The real shock is that no one is really shocked. On July 1, October Films, under pressure from corporate owner Universal, confirmed that it was jettisoning Cannes sensation Happiness, winner of the festival’s International Critics’ Prize. The problem, as Universal saw it, is the movie’s envelope pushing, which includes two ejaculation shots and a disturbing exploration of pedophilia. Director Todd Solondz (Welcome to the Dollhouse) is crying foul. “More independents have been bought up by big companies, [leading to] different meanings of indie,” he says. “It’s sad that [Universal] chose the indie meaning hip over the indie meaning an independent voice.”
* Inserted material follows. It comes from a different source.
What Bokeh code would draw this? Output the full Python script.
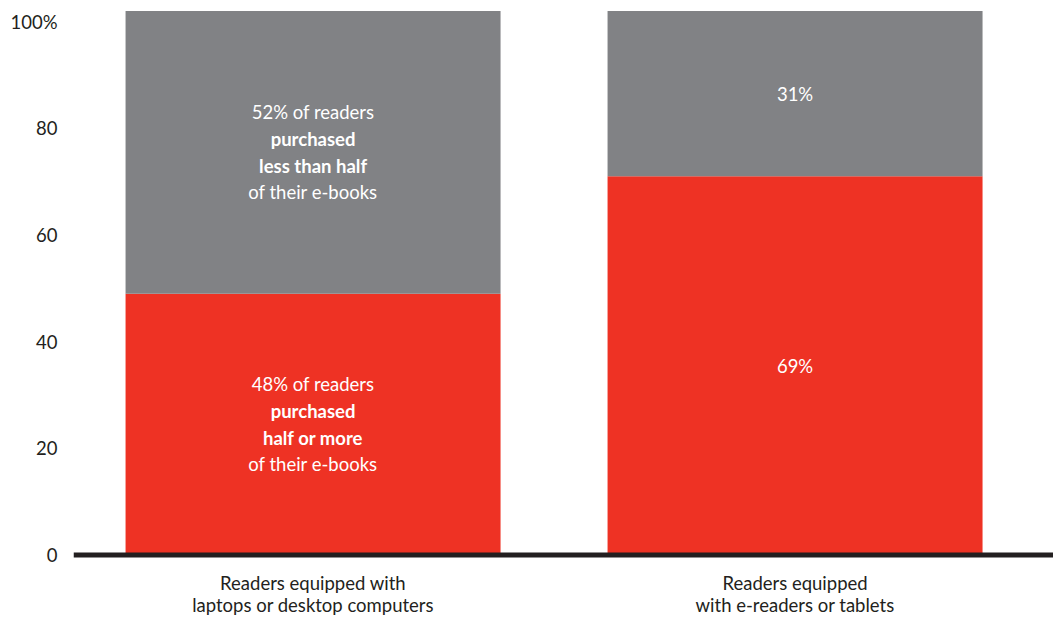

October didn’t ask Solondz to cut his film, which stars Philip Seymour Hoffman and Lara Flynn Boyle: “Perhaps in the mind of Seagram’s [which owns Universal] something’s inherently evil in this film that no one cut can eradicate.” Universal will not comment.
What sets this latest fracas apart from similar controversies is how acceptable corporate pressures have become as an excuse to shelve a film. Two years ago, a minor scandal erupted when it became clear that Fine Line was being blocked from releasing Crash because of objections raised by parent company Time Warner vice chairman Ted Turner, who also refused to air Bastard Out of Carolina on TNT. (Fine Line later did release Crash; Bastard ran on Showtime.) Now John Schmidt, copresident of October, flatly states that Happiness doesn’t fit Seagram/Universal’s image. Adds exec producer Ted Hope: “If I had a Fortune 500 company, I’d be worried too.” Hope’s Good Machine, which coproduced Happiness with Killer Films, will distribute it in October.
The indie world fears this chilling effect is here to stay. “Midnight Cowboy was rated X, and it won Best Picture,” says Marcus Hu, copresident of Strand Releasing, an indie without corporate ties. “I don’t know if that’s ever going to happen again.”